## GIVEN PROBLEM
Exactly and only the lines from the one containing "Write the Chart.js code for this chart." through the one containing "const TEXT_COLOR = '#a0a0a0';" belong in your copy. Pictures do not.
┌────────
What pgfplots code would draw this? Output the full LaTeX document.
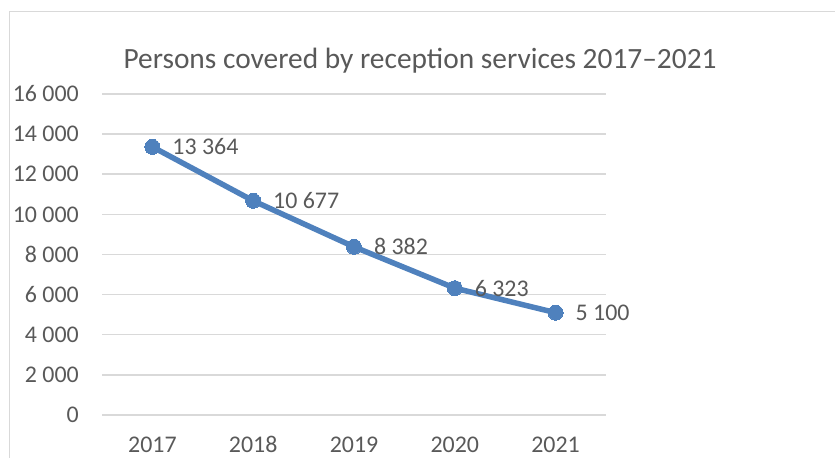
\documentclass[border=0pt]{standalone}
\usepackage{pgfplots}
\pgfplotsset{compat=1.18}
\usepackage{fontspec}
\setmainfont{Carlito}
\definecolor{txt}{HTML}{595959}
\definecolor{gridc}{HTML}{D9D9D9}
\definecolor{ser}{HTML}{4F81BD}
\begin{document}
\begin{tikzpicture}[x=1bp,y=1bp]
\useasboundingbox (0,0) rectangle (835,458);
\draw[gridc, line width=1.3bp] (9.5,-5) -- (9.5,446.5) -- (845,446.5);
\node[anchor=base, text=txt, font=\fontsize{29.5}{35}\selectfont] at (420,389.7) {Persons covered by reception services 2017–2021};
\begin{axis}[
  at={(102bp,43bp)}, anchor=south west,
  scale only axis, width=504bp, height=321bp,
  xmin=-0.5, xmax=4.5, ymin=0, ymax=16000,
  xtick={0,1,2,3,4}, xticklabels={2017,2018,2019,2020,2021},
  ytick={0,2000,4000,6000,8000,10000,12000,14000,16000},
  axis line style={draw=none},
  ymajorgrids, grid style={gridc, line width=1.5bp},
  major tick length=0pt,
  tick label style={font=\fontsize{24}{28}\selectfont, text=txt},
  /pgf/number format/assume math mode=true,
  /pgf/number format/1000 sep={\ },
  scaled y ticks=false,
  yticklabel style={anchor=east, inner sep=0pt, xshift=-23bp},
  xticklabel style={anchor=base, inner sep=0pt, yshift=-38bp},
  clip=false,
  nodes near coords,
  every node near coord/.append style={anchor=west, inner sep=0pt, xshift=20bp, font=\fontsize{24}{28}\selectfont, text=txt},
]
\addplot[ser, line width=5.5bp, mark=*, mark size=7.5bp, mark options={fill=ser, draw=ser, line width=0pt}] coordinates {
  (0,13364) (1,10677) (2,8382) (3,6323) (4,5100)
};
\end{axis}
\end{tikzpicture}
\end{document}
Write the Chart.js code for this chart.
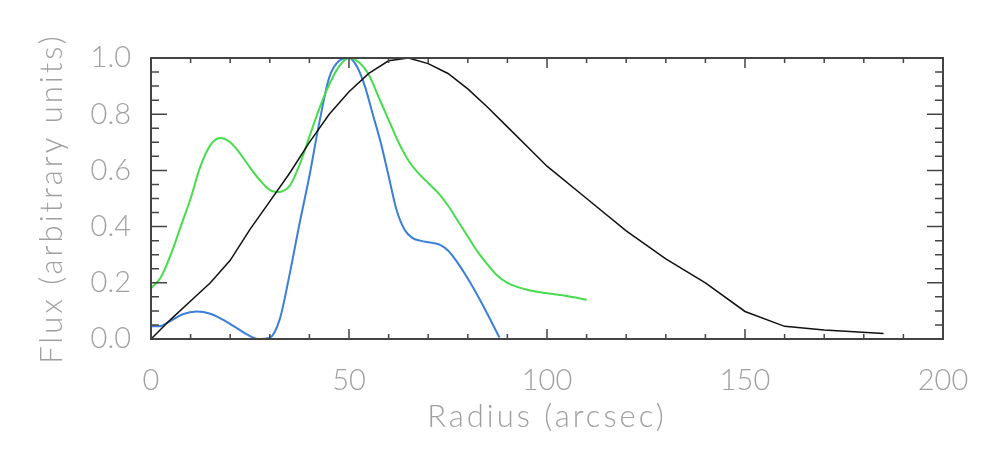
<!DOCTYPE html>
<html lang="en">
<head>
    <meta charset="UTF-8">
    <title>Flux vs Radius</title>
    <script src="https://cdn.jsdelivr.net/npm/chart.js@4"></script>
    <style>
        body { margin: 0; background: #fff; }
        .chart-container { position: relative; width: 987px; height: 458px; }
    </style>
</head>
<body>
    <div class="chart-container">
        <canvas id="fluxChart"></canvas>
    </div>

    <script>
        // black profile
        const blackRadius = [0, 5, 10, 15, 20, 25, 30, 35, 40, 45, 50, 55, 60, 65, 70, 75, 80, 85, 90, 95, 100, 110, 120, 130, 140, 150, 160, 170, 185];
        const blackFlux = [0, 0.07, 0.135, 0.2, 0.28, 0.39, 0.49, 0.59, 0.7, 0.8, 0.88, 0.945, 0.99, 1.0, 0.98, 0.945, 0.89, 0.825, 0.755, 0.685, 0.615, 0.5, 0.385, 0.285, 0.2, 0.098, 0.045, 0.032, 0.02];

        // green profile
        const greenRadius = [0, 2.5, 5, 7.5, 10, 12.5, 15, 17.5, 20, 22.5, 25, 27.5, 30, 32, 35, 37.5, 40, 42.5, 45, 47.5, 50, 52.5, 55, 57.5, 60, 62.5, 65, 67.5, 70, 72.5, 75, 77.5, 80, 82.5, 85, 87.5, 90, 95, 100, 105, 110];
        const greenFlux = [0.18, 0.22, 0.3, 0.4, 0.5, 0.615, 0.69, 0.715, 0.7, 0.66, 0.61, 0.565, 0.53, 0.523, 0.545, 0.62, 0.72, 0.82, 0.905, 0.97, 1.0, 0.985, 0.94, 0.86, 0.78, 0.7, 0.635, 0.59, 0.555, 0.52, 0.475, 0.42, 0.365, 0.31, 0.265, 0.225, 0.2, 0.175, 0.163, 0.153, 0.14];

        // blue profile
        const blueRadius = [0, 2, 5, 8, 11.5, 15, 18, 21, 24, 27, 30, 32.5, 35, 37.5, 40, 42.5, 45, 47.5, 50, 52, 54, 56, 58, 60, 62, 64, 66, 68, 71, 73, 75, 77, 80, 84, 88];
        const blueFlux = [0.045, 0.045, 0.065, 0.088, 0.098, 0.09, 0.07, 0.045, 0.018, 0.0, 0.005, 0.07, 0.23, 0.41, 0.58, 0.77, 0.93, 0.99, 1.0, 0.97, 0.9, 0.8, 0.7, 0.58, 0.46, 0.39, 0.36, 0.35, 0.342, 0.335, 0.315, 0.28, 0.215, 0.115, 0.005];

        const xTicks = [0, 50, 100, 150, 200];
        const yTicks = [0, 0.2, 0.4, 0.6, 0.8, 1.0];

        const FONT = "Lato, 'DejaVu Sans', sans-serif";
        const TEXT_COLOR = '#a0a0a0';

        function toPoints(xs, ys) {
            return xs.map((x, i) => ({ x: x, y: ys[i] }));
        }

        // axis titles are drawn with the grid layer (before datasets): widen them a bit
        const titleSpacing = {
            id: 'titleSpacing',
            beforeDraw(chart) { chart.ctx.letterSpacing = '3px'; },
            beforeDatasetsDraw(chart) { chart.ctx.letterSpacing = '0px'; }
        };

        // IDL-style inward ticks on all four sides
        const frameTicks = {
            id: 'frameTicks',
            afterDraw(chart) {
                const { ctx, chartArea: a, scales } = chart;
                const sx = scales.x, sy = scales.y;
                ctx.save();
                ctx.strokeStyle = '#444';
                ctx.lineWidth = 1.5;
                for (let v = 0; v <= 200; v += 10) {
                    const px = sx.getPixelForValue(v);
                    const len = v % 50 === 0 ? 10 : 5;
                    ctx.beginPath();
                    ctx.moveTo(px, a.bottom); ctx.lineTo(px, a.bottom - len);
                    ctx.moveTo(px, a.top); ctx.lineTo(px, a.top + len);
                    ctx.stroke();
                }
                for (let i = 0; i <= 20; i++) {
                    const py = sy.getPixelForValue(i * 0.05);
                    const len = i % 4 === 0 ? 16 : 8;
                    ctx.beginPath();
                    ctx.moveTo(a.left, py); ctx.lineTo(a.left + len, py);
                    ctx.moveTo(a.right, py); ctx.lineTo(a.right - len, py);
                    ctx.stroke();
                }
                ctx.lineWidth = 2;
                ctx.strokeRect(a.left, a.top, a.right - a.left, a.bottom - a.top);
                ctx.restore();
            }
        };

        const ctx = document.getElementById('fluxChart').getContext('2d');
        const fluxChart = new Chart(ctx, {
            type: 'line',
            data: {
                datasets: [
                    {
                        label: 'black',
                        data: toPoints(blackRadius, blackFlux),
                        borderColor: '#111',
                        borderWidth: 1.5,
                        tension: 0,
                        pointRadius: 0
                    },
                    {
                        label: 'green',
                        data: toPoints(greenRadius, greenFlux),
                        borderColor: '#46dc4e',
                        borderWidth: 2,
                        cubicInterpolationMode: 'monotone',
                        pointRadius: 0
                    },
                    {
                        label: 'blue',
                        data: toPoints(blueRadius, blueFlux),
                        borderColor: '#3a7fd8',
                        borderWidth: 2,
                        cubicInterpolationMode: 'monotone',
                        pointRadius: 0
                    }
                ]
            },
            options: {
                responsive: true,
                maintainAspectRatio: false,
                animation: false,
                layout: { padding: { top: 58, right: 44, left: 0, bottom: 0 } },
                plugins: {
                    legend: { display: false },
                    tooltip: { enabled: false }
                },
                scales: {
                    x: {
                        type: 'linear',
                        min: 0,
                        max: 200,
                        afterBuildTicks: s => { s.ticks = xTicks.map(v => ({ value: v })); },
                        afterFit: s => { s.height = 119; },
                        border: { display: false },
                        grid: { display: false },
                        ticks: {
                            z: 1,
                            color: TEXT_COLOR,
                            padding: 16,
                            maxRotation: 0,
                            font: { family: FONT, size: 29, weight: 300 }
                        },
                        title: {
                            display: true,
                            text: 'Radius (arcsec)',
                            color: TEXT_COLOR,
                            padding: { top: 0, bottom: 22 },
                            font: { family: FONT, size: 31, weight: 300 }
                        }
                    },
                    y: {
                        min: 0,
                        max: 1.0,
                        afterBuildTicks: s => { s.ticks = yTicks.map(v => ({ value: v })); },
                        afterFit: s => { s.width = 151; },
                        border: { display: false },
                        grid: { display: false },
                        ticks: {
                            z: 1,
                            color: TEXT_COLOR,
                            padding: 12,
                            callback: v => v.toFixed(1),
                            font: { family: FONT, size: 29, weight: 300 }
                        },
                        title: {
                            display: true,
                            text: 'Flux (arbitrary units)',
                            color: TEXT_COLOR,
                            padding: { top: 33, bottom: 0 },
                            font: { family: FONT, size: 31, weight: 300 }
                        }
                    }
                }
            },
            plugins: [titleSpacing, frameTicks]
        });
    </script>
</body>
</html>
└────────
## EXERCISE OUTPUT
Write the Chart.js code for this chart.
<!DOCTYPE html>
<html lang="en">
<head>
    <meta charset="UTF-8">
    <title>Flux vs Radius</title>
    <script src="https://cdn.jsdelivr.net/npm/chart.js@4"></script>
    <style>
        body { margin: 0; background: #fff; }
        .chart-container { position: relative; width: 987px; height: 458px; }
    </style>
</head>
<body>
    <div class="chart-container">
        <canvas id="fluxChart"></canvas>
    </div>

    <script>
        // black profile
        const blackRadius = [0, 5, 10, 15, 20, 25, 30, 35, 40, 45, 50, 55, 60, 65, 70, 75, 80, 85, 90, 95, 100, 110, 120, 130, 140, 150, 160, 170, 185];
        const blackFlux = [0, 0.07, 0.135, 0.2, 0.28, 0.39, 0.49, 0.59, 0.7, 0.8, 0.88, 0.945, 0.99, 1.0, 0.98, 0.945, 0.89, 0.825, 0.755, 0.685, 0.615, 0.5, 0.385, 0.285, 0.2, 0.098, 0.045, 0.032, 0.02];

        // green profile
        const greenRadius = [0, 2.5, 5, 7.5, 10, 12.5, 15, 17.5, 20, 22.5, 25, 27.5, 30, 32, 35, 37.5, 40, 42.5, 45, 47.5, 50, 52.5, 55, 57.5, 60, 62.5, 65, 67.5, 70, 72.5, 75, 77.5, 80, 82.5, 85, 87.5, 90, 95, 100, 105, 110];
        const greenFlux = [0.18, 0.22, 0.3, 0.4, 0.5, 0.615, 0.69, 0.715, 0.7, 0.66, 0.61, 0.565, 0.53, 0.523, 0.545, 0.62, 0.72, 0.82, 0.905, 0.97, 1.0, 0.985, 0.94, 0.86, 0.78, 0.7, 0.635, 0.59, 0.555, 0.52, 0.475, 0.42, 0.365, 0.31, 0.265, 0.225, 0.2, 0.175, 0.163, 0.153, 0.14];

        // blue profile
        const blueRadius = [0, 2, 5, 8, 11.5, 15, 18, 21, 24, 27, 30, 32.5, 35, 37.5, 40, 42.5, 45, 47.5, 50, 52, 54, 56, 58, 60, 62, 64, 66, 68, 71, 73, 75, 77, 80, 84, 88];
        const blueFlux = [0.045, 0.045, 0.065, 0.088, 0.098, 0.09, 0.07, 0.045, 0.018, 0.0, 0.005, 0.07, 0.23, 0.41, 0.58, 0.77, 0.93, 0.99, 1.0, 0.97, 0.9, 0.8, 0.7, 0.58, 0.46, 0.39, 0.36, 0.35, 0.342, 0.335, 0.315, 0.28, 0.215, 0.115, 0.005];

        const xTicks = [0, 50, 100, 150, 200];
        const yTicks = [0, 0.2, 0.4, 0.6, 0.8, 1.0];

        const FONT = "Lato, 'DejaVu Sans', sans-serif";
        const TEXT_COLOR = '#a0a0a0';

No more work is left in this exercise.